There are many things to celebrate in "Life as a House," particularly the impressively formed cast that sharply plays their roles with earnest conviction, but also quite a few missteps along the way. The screenplay, by Mark Andrus (1997's "As Good as it Gets"), excels in its dialogue and character rapport, but the similarities between this and "American Beauty" are often too close to be simply incidental, right down to the two dysfunctional families living next door to each other, the supporting appearances of Sam Robards and Scott Bakula, and the closing narration by the lead male actor. Because it draws comparison, "Life as a House" does not even come close to reaching the synthetic realism of "American Beauty," nor does it hold the same ultimate impact.
The 30-minute homestretch also weakens the effectiveness of the picture, as a whole. Because this is a movie about a dying man, all of the predictable, melodramatic stock sequences are on hand, and yet it never deeply touched me in any way.

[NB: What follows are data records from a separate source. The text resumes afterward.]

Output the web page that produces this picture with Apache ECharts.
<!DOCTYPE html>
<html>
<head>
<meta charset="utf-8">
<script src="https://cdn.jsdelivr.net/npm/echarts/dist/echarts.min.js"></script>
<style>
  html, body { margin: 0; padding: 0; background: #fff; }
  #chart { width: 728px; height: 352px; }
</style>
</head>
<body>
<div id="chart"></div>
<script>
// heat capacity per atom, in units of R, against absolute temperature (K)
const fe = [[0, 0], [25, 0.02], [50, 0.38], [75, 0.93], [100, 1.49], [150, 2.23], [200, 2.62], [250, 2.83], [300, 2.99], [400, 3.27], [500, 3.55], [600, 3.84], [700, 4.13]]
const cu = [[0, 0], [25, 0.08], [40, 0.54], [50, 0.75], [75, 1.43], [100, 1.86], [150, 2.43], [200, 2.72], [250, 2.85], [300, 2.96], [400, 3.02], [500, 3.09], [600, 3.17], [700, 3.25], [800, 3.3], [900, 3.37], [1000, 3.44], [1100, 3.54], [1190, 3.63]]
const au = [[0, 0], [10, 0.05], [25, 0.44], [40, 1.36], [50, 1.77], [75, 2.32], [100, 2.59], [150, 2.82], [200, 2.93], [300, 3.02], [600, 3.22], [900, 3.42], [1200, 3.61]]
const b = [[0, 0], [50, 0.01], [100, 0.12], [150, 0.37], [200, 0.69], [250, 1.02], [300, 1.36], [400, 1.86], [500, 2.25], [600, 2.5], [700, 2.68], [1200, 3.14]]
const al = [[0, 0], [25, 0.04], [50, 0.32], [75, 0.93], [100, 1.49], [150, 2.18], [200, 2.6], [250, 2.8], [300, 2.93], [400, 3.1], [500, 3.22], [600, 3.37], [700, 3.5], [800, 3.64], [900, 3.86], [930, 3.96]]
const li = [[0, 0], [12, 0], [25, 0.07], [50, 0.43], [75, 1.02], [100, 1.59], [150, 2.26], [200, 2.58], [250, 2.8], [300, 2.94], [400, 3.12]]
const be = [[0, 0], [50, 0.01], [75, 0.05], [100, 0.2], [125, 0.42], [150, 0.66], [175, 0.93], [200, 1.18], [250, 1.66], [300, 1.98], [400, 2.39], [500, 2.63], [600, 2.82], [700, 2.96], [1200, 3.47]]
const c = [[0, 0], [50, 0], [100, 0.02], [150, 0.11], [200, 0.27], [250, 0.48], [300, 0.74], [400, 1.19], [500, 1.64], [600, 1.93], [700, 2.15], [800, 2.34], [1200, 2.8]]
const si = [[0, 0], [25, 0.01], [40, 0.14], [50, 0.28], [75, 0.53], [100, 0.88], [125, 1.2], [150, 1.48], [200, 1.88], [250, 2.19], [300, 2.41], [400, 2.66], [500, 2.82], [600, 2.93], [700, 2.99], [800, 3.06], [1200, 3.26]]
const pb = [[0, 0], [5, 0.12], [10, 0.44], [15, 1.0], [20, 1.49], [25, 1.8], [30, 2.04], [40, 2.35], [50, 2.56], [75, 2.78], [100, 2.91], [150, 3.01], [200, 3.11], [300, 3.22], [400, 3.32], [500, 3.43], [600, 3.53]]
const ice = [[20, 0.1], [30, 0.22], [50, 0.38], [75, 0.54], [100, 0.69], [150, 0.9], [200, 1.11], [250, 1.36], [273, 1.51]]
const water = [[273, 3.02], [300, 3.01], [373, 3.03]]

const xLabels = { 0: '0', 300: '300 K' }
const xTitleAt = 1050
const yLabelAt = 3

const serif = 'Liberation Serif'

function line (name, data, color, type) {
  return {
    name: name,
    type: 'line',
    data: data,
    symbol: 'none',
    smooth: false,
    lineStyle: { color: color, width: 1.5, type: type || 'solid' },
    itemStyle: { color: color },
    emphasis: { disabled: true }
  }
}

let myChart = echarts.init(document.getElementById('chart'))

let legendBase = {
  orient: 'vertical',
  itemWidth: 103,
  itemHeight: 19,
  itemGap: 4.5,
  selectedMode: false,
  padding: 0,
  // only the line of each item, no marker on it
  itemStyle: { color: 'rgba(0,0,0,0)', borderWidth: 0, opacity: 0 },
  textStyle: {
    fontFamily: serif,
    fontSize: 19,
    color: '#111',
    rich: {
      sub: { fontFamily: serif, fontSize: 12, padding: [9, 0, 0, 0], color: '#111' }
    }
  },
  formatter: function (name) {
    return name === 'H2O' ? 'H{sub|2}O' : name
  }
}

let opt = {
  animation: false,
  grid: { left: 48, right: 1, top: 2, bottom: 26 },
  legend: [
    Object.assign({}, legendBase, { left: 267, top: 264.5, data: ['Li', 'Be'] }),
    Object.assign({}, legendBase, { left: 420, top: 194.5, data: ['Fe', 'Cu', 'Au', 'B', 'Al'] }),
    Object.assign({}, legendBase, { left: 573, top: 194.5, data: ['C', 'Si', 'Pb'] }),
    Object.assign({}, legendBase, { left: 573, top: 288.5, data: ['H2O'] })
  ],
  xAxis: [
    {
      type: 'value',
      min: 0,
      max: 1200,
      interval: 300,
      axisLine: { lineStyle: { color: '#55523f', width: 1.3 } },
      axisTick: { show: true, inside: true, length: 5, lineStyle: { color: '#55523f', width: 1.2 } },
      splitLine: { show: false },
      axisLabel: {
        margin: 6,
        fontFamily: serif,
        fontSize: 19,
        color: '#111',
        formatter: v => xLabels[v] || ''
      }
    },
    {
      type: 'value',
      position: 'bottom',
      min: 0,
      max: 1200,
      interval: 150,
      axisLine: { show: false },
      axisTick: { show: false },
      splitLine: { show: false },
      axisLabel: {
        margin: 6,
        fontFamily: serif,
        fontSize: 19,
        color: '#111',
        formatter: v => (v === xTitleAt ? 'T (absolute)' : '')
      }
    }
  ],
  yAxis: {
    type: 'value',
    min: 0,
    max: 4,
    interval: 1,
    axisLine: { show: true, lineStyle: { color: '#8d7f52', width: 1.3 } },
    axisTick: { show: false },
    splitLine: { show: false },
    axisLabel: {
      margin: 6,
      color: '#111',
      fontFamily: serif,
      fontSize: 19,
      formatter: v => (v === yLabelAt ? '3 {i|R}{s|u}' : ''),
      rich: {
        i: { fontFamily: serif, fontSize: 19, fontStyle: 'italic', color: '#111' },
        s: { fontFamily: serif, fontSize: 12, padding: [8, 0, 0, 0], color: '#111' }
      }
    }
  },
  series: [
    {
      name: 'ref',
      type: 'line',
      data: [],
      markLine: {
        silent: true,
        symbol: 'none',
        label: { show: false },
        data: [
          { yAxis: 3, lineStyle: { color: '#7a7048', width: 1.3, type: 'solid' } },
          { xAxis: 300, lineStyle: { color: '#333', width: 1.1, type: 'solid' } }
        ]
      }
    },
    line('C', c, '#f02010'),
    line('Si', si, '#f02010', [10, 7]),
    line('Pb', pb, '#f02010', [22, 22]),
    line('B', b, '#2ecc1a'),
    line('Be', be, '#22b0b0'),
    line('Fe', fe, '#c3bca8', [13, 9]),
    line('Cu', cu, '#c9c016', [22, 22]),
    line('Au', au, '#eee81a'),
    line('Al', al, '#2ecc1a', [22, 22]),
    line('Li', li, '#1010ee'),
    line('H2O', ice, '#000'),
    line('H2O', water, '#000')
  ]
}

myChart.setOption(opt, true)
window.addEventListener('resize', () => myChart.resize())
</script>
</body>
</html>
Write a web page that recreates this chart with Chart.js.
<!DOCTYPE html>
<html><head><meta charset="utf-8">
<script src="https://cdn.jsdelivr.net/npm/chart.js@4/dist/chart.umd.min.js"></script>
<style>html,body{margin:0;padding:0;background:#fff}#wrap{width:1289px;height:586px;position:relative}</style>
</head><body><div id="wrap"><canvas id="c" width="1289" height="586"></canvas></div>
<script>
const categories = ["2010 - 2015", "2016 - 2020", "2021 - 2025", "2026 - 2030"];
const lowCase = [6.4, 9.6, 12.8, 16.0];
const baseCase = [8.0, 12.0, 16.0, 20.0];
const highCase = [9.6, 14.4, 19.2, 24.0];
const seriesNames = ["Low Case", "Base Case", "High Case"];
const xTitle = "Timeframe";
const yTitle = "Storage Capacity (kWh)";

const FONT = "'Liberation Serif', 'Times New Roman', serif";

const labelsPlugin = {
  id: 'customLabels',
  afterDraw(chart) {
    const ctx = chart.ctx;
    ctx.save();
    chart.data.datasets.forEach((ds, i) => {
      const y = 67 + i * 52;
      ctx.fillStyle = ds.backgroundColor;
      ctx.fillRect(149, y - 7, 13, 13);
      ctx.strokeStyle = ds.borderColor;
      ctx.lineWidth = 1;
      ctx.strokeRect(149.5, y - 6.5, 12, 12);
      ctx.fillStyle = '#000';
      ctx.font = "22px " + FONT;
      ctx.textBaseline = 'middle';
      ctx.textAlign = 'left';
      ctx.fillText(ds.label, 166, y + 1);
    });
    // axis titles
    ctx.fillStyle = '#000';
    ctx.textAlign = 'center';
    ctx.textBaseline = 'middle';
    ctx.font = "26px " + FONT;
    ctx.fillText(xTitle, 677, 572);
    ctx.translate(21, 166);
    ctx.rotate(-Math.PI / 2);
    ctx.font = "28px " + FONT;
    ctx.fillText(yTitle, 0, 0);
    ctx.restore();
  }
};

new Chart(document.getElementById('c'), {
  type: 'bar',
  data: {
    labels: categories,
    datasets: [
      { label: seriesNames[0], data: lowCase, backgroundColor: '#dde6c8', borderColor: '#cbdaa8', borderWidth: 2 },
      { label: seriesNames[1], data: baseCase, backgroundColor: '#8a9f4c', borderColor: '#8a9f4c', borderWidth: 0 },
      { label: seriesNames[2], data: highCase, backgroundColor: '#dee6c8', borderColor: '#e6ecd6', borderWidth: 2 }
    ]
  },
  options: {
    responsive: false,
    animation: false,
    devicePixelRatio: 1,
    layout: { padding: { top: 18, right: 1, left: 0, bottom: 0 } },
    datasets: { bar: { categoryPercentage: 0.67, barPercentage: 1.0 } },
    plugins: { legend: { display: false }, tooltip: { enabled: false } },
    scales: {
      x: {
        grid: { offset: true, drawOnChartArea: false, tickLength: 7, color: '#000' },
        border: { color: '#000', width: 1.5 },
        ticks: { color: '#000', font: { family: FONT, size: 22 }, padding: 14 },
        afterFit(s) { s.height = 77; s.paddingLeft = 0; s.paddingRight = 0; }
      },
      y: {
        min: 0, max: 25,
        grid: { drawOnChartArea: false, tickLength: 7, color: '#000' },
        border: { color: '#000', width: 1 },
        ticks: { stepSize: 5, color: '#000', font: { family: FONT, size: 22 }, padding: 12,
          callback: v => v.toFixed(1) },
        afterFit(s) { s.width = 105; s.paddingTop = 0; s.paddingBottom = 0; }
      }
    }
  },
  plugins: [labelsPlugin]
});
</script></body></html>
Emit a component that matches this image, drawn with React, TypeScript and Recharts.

The drastic turnaround of Sam, who goes from being a multi-pierced hustler in order to feed his drug habit, to a presentable, good-mannered young man, also occurs far too easily and quickly to be plausible.
What is intriguing about "Life as a House," then, is the subtle handling of the familial relationships. George and Robin, who have been divorced for many years, still share a reciprocal love that proves to be heartbreaking for Robin, since she is now stuck in a dead-end marriage with a distant workaholic named Peter (Jamey Sheridan). Kevin Kline (2001's "The Anniversary Party") and Kristin Scott Thomas (1999's "Random Hearts") give lovely, impassioned performances, and they wonderfully play off of one another.
Hayden Christensen (2000's "The Virgin Suicides" and soon to be seen as Anakin Skywalker in "Star Wars: Episode II") is a startling standout who appears against type as the troubled Sam. In a last-ditch effort to win over Sam, who claims to hate him, George is adamant to get to know his son--first as his friend, and then as his father. Sam and George's relationship is one that most anyone who has ever had a child or a parent can relate to and understand.
In well-rounded, smaller parts, Jena Malone (2001's "Donnie Darko") is sweet-natured and gleefully free-spirited as Alyssa, a classmate of Sam's who lives next to George. As Alyssa's mother, Coleen, it is awfully nice to see Mary Steenburgen (who hasn't been in a major feature film since 1995's "Nixon") again, and at the top of her game. Coleen is a loving single mother who finds herself starting an affair with Sam's teenage friend, Josh (Ian Somerhalder), and the alternate confusion and spontaneous joy that she feels about doing this is nicely played by Steenburgen.
With a whimsical, catchy music score by Mark Isham (2001's "Don't Say a Word"), "Life as a House" is a low-key drama worth seeing--when you've got the time--for its exemplary actors and their truthful, entertaining by-play with one another. What is disappointing is director Irwin Winkler's decision in the final act to both tug at the viewers' heartstrings and send them on their way with an artificial happy ending. There is enough that is good about "Life as a House" to make it a film worth recommending, but not quite enough to fully differentiate it from something that might air on cable's Lifetime network.